There are already more than 100 comments in the Stand Firm thread. The vast majority express hope that the reconfigured American Anglican province that is coming will embrace a liturgical discipline that will closely resemble either the 1662 English book or the 1928 American book, certainly in structure, and, in the hopes of most of the commenters, in diction and grammar.
My strong suspicion (hope?) is that those who have participated in the thread are not a representative sample of those who will be taking counsel together when it comes time to authorize liturgical rites for the new province. The level of historical, linguistic, and technical ignorance that one can see there is disturbing. I hope the actual project will be in more competent hands. But a real nerve has been struck. The responses are visceral. That passion will have to be dealt with.
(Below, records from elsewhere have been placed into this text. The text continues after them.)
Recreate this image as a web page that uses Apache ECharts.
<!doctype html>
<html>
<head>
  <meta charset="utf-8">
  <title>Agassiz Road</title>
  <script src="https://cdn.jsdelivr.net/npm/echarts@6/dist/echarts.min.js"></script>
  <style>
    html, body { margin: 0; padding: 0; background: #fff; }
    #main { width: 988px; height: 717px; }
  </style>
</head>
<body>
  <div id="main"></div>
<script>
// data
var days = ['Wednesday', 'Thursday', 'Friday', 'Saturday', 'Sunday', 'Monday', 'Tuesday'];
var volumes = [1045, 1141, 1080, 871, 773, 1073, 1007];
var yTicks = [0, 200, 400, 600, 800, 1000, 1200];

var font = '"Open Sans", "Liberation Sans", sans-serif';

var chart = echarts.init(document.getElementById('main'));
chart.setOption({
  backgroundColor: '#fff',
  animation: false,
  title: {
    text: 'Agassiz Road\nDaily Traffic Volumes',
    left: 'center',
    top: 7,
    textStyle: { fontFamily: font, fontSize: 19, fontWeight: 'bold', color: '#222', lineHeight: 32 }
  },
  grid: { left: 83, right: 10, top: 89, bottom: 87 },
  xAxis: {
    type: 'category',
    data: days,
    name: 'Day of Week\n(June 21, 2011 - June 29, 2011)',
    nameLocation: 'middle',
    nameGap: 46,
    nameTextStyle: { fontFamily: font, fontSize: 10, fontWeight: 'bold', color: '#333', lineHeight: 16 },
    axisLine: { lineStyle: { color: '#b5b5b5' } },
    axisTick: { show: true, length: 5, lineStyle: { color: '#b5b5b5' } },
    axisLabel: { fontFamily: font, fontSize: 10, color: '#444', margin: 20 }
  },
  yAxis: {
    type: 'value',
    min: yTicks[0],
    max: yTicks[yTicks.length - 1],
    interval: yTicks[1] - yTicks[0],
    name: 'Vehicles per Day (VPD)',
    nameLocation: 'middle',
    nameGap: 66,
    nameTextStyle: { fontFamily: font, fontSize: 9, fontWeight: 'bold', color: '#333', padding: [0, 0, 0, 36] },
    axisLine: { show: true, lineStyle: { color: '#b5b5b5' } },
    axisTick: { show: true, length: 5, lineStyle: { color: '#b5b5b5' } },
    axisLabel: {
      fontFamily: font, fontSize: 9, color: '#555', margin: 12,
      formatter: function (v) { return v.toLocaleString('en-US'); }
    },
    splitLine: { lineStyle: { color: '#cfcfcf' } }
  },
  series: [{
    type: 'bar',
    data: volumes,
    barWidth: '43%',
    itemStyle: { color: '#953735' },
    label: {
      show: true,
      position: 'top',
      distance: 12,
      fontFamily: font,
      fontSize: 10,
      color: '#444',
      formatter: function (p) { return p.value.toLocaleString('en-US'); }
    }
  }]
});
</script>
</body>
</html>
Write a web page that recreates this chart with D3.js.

In my post of a couple of days ago, I posited that for the Covenant Design Group to ground its work in the notion of a formal confessional standard for Anglicanism would be to create something "smaller" than what Anglicanism actually is. It would make us a denomination, a sect, and not a church. The opposite of "Catholic" is not "Protestant," but "sectarian." (Ironically, the Church-of-General-Convention--aka the Episcopal Church--is trying very hard to become a sect, and a boutique version of one, at that.) If some future American Anglican province were to adopt either the 1662 or 1928 Prayer Book as normative, it would be doing the same thing. Rather than trying to locate and freeze genuine Anglicanism at some moment in time, like an insect preserved in amber, we would be much better served to do the harder work of finding our liturgical voice within the choir of the larger Catholic tradition. For what it's worth, this is what I think the 1979 Prayer Book has accomplished. It has not done so perfectly, but it has done so well, and it deserves to be the starting point for future revision.